Left: Edward Steichen, The Flatiron Building Below: Man Ray, Nusch Éluard
The photographers most likely to be granted acceptance by the haute scribblers of the art world are those who have been careful to stay clear of the low-rent precincts of the world of photography. David Hockney, whose cubist collages of Polaroids command rapt respect, is one of these drop-ins. And William Wegman, a painter who makes unspeakably kitschy dogs-as-people pictures, is another. As is Cindy Sherman, high priestess of high concept who time-travels through female stereotypes with a few props—wigs, go-go boots, girdles—to create provocative reflections of the American psyche. My advice: When a photographer uses the word “artist,” reach for your gun. FINE ART, ABSTRACT DIVISION
Abstract photography is a disaster, invariably boring.

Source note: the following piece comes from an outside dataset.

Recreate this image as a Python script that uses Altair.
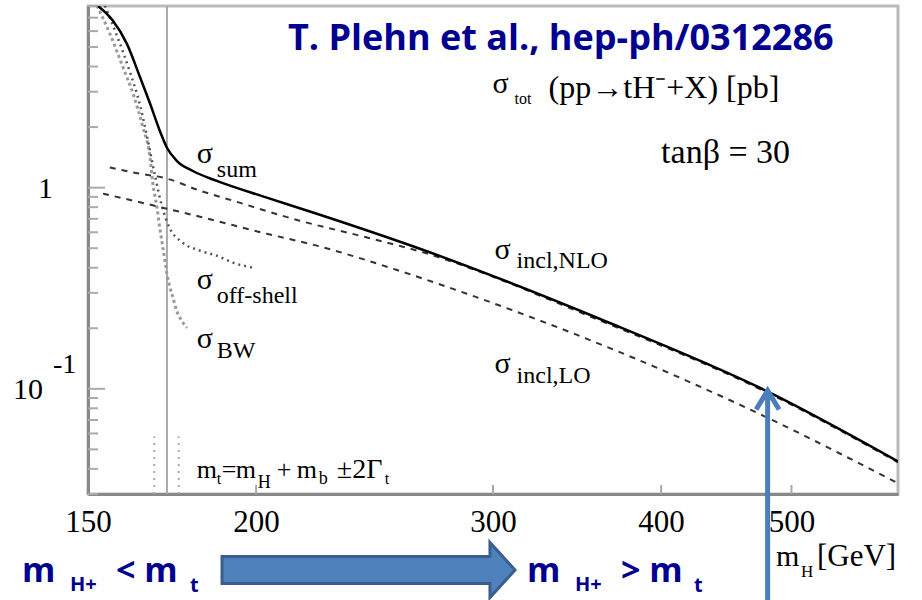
import altair as alt
import pandas as pd

# ---------------- data ----------------
mh_sum = [152.6, 156.5, 160.3, 164.0, 166.8, 169.6, 171.7, 174.6, 179.5, 187.0, 203.7, 221.9, 264.7, 360.0, 478.9, 600.0]
sig_sum = [8.0, 6.77, 5.20, 3.53, 2.62, 1.92, 1.58, 1.36, 1.21, 1.08, 0.892, 0.742, 0.497, 0.223, 0.0977, 0.0436]

mh_nlo = [155.7, 162.0, 171.7, 181.7, 192.2, 215.5, 238.8, 264.7, 360.0, 478.9, 600.0]
sig_nlo = [1.26, 1.19, 1.109, 0.966, 0.862, 0.685, 0.577, 0.482, 0.219, 0.0963, 0.0431]

mh_lo = [153.9, 171.7, 181.7, 203.7, 221.9, 255.6, 286.8, 370.6, 473.2, 600.0]
sig_lo = [0.934, 0.786, 0.717, 0.590, 0.515, 0.386, 0.297, 0.1545, 0.0751, 0.0339]

mh_off = [154.4, 157.6, 161.2, 164.0, 166.2, 168.2, 170.2, 172.6, 175.6, 181.7, 187.0, 192.2, 198.9]
sig_off = [8.04, 5.70, 3.74, 2.56, 1.71, 1.15, 0.814, 0.625, 0.545, 0.486, 0.459, 0.424, 0.400]

mh_bw = [152.3, 155.7, 159.3, 162.0, 164.8, 166.8, 167.6, 168.8, 169.6, 170.5, 171.1, 171.7, 172.6, 173.5, 174.6, 176.1, 177.7]
sig_bw = [8.04, 5.84, 3.95, 2.94, 1.99, 1.41, 1.05, 0.795, 0.632, 0.503, 0.433, 0.373, 0.318, 0.284, 0.244, 0.218, 0.201]

threshold_mh = [171.7]
band_mh = [168.0, 175.2]
band_sig = [0.03, 0.058]

x_tick_values = [150, 200, 300, 400, 500]
y_minor_ticks = [0.03, 0.04, 0.05, 0.06, 0.07, 0.08, 0.09, 0.2, 0.3, 0.4, 0.5, 0.6, 0.7, 0.8, 0.9,
                 2, 3, 4, 5, 6, 7, 8]
y_major_ticks = [0.1, 1]

arrow_mh = [480]
arrow_sig = [0.098]

X_DOM = [150, 600]
Y_DOM = [0.03, 8]
W, H = 810, 488
SERIF = "Liberation Serif"
SANS = "Open Sans"
NAVY = "#000090"
BLUE = "#4A7EBB"

xs = alt.Scale(type="log", domain=X_DOM, nice=False)
ys = alt.Scale(type="log", domain=Y_DOM, nice=False)
x_axis = alt.Axis(values=x_tick_values, title=None, grid=False, ticks=False, tickSize=0,
                  labelFont=SERIF, labelFontSize=31, labelColor="black", labelPadding=13,
                  labelFlush=False, labelOverlap=False, domainColor="#888888", domainWidth=3,
                  format="d")
y_axis = alt.Axis(labels=False, ticks=False, tickSize=0, title=None, grid=False,
                  domainColor="#888888", domainWidth=3)

X = lambda f: alt.X(f, scale=xs, axis=x_axis)
Y = lambda f: alt.Y(f, scale=ys, axis=y_axis)
dummy = pd.DataFrame({"a": [0]})


def curve(mh, sig, color, width, dash=None):
    df = pd.DataFrame({"mh": mh, "sig": sig, "i": list(range(len(mh)))})
    kw = dict(color=color, strokeWidth=width, clip=True, interpolate="monotone")
    if dash:
        kw["strokeDash"] = dash
    return alt.Chart(df).mark_line(**kw).encode(x=X("mh:Q"), y=Y("sig:Q"), order="i:Q")


def dtxt(text, mh, sig, size, dx=0, dy=0, font=SERIF, align="left", color="black", weight="normal"):
    df = pd.DataFrame({"mh": [mh], "sig": [sig], "t": [text]})
    return alt.Chart(df).mark_text(font=font, fontSize=size, dx=dx, dy=dy, align=align,
                                   baseline="alphabetic", color=color, fontWeight=weight).encode(
        x=X("mh:Q"), y=Y("sig:Q"), text="t:N")


def ptxt(text, px, py, size, font=SANS, align="left", color=NAVY, weight="bold"):
    return alt.Chart(dummy).mark_text(font=font, fontSize=size, align=align, baseline="alphabetic",
                                      color=color, fontWeight=weight).encode(
        x=alt.value(px - 88), y=alt.value(py - 6), text=alt.value(text))


layers = []

# threshold line and band markers
layers.append(alt.Chart(pd.DataFrame({"mh": threshold_mh})).mark_rule(color="#aaaaaa", strokeWidth=2).encode(
    x=X("mh:Q"), y=alt.value(0), y2=alt.value(H)))
layers.append(alt.Chart(pd.DataFrame({"mh": band_mh, "lo": [band_sig[0]] * 2, "hi": [band_sig[1]] * 2}))
              .mark_rule(color="#aaaaaa", strokeWidth=2, strokeDash=[2, 5]).encode(
    x=X("mh:Q"), y=Y("lo:Q"), y2="hi:Q"))

# axis ticks (inward)
layers.append(alt.Chart(pd.DataFrame({"mh": x_tick_values[1:]})).mark_rule(color="#aaaaaa", strokeWidth=2).encode(
    x=X("mh:Q"), y=alt.value(H), y2=alt.value(H - 9)))
layers.append(alt.Chart(pd.DataFrame({"sig": y_minor_ticks})).mark_rule(color="#aaaaaa", strokeWidth=2).encode(
    y=Y("sig:Q"), x=alt.value(0), x2=alt.value(10)))
layers.append(alt.Chart(pd.DataFrame({"sig": y_major_ticks})).mark_rule(color="#aaaaaa", strokeWidth=2).encode(
    y=Y("sig:Q"), x=alt.value(0), x2=alt.value(17)))

# curves
layers.append(curve(mh_bw, sig_bw, "#9a9a9a", 3, [3, 3]))
layers.append(curve(mh_off, sig_off, "#555555", 2.5, [2, 4]))
layers.append(curve(mh_lo, sig_lo, "#333333", 2, [6, 6]))
layers.append(curve(mh_nlo, sig_nlo, "#333333", 2, [6, 6]))
layers.append(curve(mh_sum, sig_sum, "black", 2.5))

# y labels
layers.append(dtxt("1", 150, 1, 30, dx=-35, dy=10, align="right"))
layers.append(dtxt("10", 150, 0.1, 30, dx=-45, dy=10, align="right"))
layers.append(dtxt("-1", 150, 0.1, 28, dx=-35, dy=-16, align="left"))

# curve labels
layers.append(dtxt("σ", 180.7, 1.32, 30))
layers.append(dtxt("sum", 180.7, 1.32, 24, dx=20, dy=14))
layers.append(dtxt("σ", 180.7, 0.314, 30))
layers.append(dtxt("off-shell", 180.7, 0.314, 24, dx=20, dy=14))
layers.append(dtxt("σ", 180.7, 0.160, 30))
layers.append(dtxt("BW", 180.7, 0.160, 24, dx=20, dy=10))
layers.append(dtxt("σ", 300.8, 0.443, 30))
layers.append(dtxt("incl,NLO", 300.8, 0.443, 24, dx=22, dy=9))
layers.append(dtxt("σ", 300.8, 0.120, 30))
layers.append(dtxt("incl,LO", 300.8, 0.120, 24, dx=22, dy=10))

# process label and tan beta
layers.append(dtxt("σ", 299.8, 2.97, 30))
layers.append(dtxt("tot", 299.8, 2.97, 16, dx=22, dy=11))
layers.append(dtxt("(pp→tH⁻+X) [pb]", 299.8, 2.97, 32, dx=56, dy=5))
layers.append(dtxt("tanβ = 30", 400, 1.33, 34))

# m_t = m_H + m_b ± 2 Gamma_t
mt_pieces = [("m", 0, 0, 26), ("t", 20, 6, 16), ("=", 25, 0, 26), ("m", 39, 0, 26), ("H", 61, 10, 18),
             ("+", 80, 0, 26), ("m", 100, 0, 26), ("b", 122, 6, 18), ("±2Γ", 140, 0, 28), ("t", 188, 6, 16)]
for t, dx, dy, s in mt_pieces:
    layers.append(dtxt(t, 180.7, 0.0362, s, dx=dx, dy=dy))

# x axis title
layers.append(ptxt("m", 776, 566, 30, font=SERIF, color="black", weight="normal"))
layers.append(ptxt("H", 801, 577, 17, font=SERIF, color="black", weight="normal"))
layers.append(ptxt("[GeV]", 817, 566, 31, font=SERIF, color="black", weight="normal"))

# title
layers.append(ptxt("T. Plehn et al., hep-ph/0312286", 288, 50, 36))

# bottom annotations
layers.append(ptxt("m", 22, 582, 34))
layers.append(ptxt("H+", 70, 591, 20))
layers.append(ptxt("< m", 116, 582, 34))
layers.append(ptxt("t", 190, 592, 20))
layers.append(ptxt("m", 527, 582, 34))
layers.append(ptxt("H+", 575, 591, 20))
layers.append(ptxt("> m", 621, 582, 34))
layers.append(ptxt("t", 694, 592, 20))

# big horizontal arrow
arrow_path = "M-1,-0.092L0.829,-0.092L0.829,-0.188L1,0L0.829,0.188L0.829,0.092L-1,0.092Z"
layers.append(alt.Chart(dummy).mark_point(shape=arrow_path, size=293 ** 2, filled=True, fill="#4F81BD",
                                          stroke="#3A5F8C", strokeWidth=3, opacity=1).encode(
    x=alt.value(368.5 - 88), y=alt.value(570 - 6)))

# vertical arrow
adf = pd.DataFrame({"mh": arrow_mh, "sig": arrow_sig})
layers.append(alt.Chart(adf).mark_rule(color=BLUE, strokeWidth=5).encode(
    x=X("mh:Q"), y=Y("sig:Q"), y2=alt.value(600 - 6)))
layers.append(alt.Chart(adf).mark_point(shape="M-1,1.65L0,0L1,1.65", size=23 ** 2, filled=False,
                                        color=BLUE, strokeWidth=5, opacity=1).encode(
    x=X("mh:Q"), y=Y("sig:Q")))

chart = alt.layer(*layers).properties(
    width=W, height=H,
    padding={"left": 88, "top": 6, "right": 24, "bottom": 106},
    autosize=alt.AutoSizeParams(type="none"),
    background="white",
).configure_view(stroke="#bbbbbb", strokeWidth=3)

chart.save("out.html", embed_options={"renderer": "svg", "actions": False})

Though photography is by nature an abstract of reality, it’s always of something, so attempts to make it of nothing seem silly. The viewer wants to know what he’s looking at, leans closer and closer, and ends up frustrated and peeved. The closest thing to true abstraction a photographer can manage is to take something and make it look like nothing. Most grants are awarded to photographers who are good at doing that. FINE ART, STILL-LIFE DIVISION
The most overrated still-life photograph in the universe is Edward Weston’s jumbo-sized pepper, made in the classic More-Than-Just-a-Vegetable style that has since accounted for more than half a century of abysmal amateur efforts. (Weston is probably the most overrated photographer, too, in large part due to the efforts of sons, lovers, and half the population of Carmel, California, to keep the legend alive.) The real contest for World’s Greatest Still-Life Photographer is between Irving Penn, who studied drawing and illustration with Alexei Brodovitch in Philadelphia, and Hiro, who worked as a photographer for Brodovitch at Harper’s Bazaar. (Remember Brodovitch—he was tough, selfish, often drunk, said, “If you look through the viewfinder and see something you’ve seen before, don’t click the shutter,” and was guru to two generations of great photographers.) Everybody knows about Penn; his prints are at least as good an investment as Microsoft stock. Few people know about Hiro except the knowing. PHOTOJOURNALISM
This is the most problematic kind of photography for everybody, especially Susan Sontag, who couldn’t bear the idea that the camera might tell an occasional fib. It’s what most people think of when they think of photography at all, and what most photographers start out wanting to be, and then spend a lifetime trying to retire from. The word—an awful-sounding hybrid (why not “journography”?)— was invented by Henri Cartier-Bresson so that he wouldn’t be accused of making art while he made art, and it wrongly implies that one or more photographs can tell a story. Without words—usually a thousand or more—pictures are powerful but dumb.